Weekly US Cattle Outlook - Fed Cattle Trade Shows Negotiated Sale

US - Weekly Cattle Outlook, 22nd February 2008 - Weekly review of the US cattle industry, written by Glenn Grimes and Ron Plain.
calendar icon 25 February 2008
clock icon 4 minute read
Ron Plain
Ron Plain
Fed Cattle trade finally showed a negotiated sale of 140,459 head through Friday. The weighted average price for the five-market area for live cattle at $91.00 per cwt was up $0.85 per cwt from the price through Thursday but was down $0.65 from a week earlier. The weighted average carcass price for the five-market area at $145 per cwt for the full week was down $0.50 from the price through Thursday and down $2.25 for the full week compared to a week earlier.

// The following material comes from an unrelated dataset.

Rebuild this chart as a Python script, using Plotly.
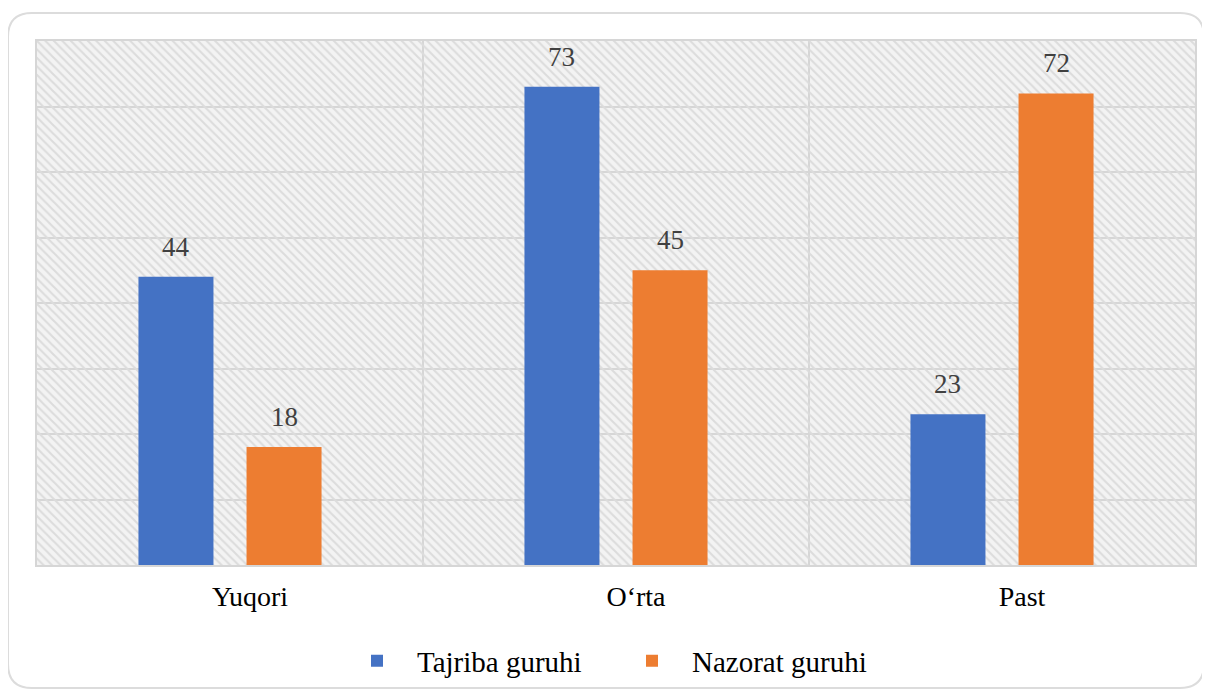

Beef and veal exports for all of 2007 were up 25 percent from 2006. Beef imports for last year were down 1.05 percent from a year earlier. Net beef imports as a percent of production in 2007 at 6.13 percent down from 7.42 percent from 2006. The increase in beef exports along with population growth is the major reason why live fed cattle demand was up more from a year earlier in 2007 than consumer demand for beef.

Our beef exports in 2007 were up 208.7 percent to Japan, down 11.35 percent to Mexico, up sharply to South Korea, up 41.9 percent to Canada, up 4.9 percent to Taiwan, up 155.1 percent to Hong Kong, up 303.4 percent to Vietnam, down 23 percent to the Bahamas and up 28.1 percent to other countries from twelve months earlier.

Live cattle imports from Mexico were down 13.3 percent but up 36.2 percent from Canada. Total live cattle imports in 2007 were up 9 percent from 2006.

The January 1 cattle inventory in Canada showed the total number of cattle and calves down 1.5 percent on January 1, 2008 from 2007. The total number of cows and heifers that have calved on January 1 was down 0.7 percent from 12 months earlier.

Some trade observers were expecting a larger reduction in Canada's cattle herd then stats Canada show. Therefore, these small reductions are a bit of a disappointment.

USDA long term projections of beef consumption per capita in 2017 is for a decline from 65 pounds last year to 60.1 pounds in 2017.Pork is projected to decline from 50.5 pounds in 2007 to 48.8 pounds in 2017 and broilers are projected to increase from 85.4 pounds in 2007 to 88.1 pounds per capita in 2017.

Assuming a continued growth in population of a little less than one percent a year in the U.S., these projections would mean the broiler industry would be 12 percent larger in 2017 than 2007. The pork industry would be five percent larger in 2017 than 2007 and the beef industry would be the same size in 2017 as 2007. The projected sizes of these industries also assumed imports and exports continue at the 2007 level through 2017.

The trade estimate of the cattle on feed for February show the number of cattle on feed up 2.3 percent, the percent on feed during January up 9.5 percent and the number of fed marketings during January up 1.7 percent from 2007.

Feeder steers 600-800 pounds were steady to $2 per cwt higher. Steers over 800 pounds and all feeder heifers steady to $2 per cwt lower, steer and heifer calves steady to $2 per cwt lower than last week at Oklahoma City.
The range in prices for medium and large frame number 1 steers by weight groups this week were: 450-500 pounds at $124-134 per cwt, 500-600 pounds $115-128 per cwt, 600-700 pounds $108.75-118 per cwt, 700-800 pounds $100.50-111.50 per cwt and 800-950 pounds $93-102.25 per cwt.

Wholesale beef priced had Choice beef at $148.38 per cwt Friday morning down $1.07 per cwt from a week earlier. Select beef was at $146.44 per cwt, down $1.43 per cwt from seven days earlier.

The fed cattle trade was very light through Thursday with only a little over 6 thousand head in the negotiated trade. Live fed cattle prices weighted average for the five-market area were at $89.90 per cwt down $0.25 from a week earlier. Weighted average carcass prices at $145.90, up $0.40 from seven days earlier for the five-market area.

Slaughter this week under Federal Inspection was estimated at 620 thousand head, down 2.5 percent from a year earlier.

The Cattle on Feed report came in a little more positive than the trade estimate. The number on feed was expected to be up 2.3 percent, USDA estimate showed a 2 percent increase. The trade estimate on the placement on feed number during January showed a 9.5 percent increase USDA numbers show an increase of 5.7 percent. Fed marketings during January showed a increase of 0.9 percent. The trade estimate was for a 1.7 percent increase.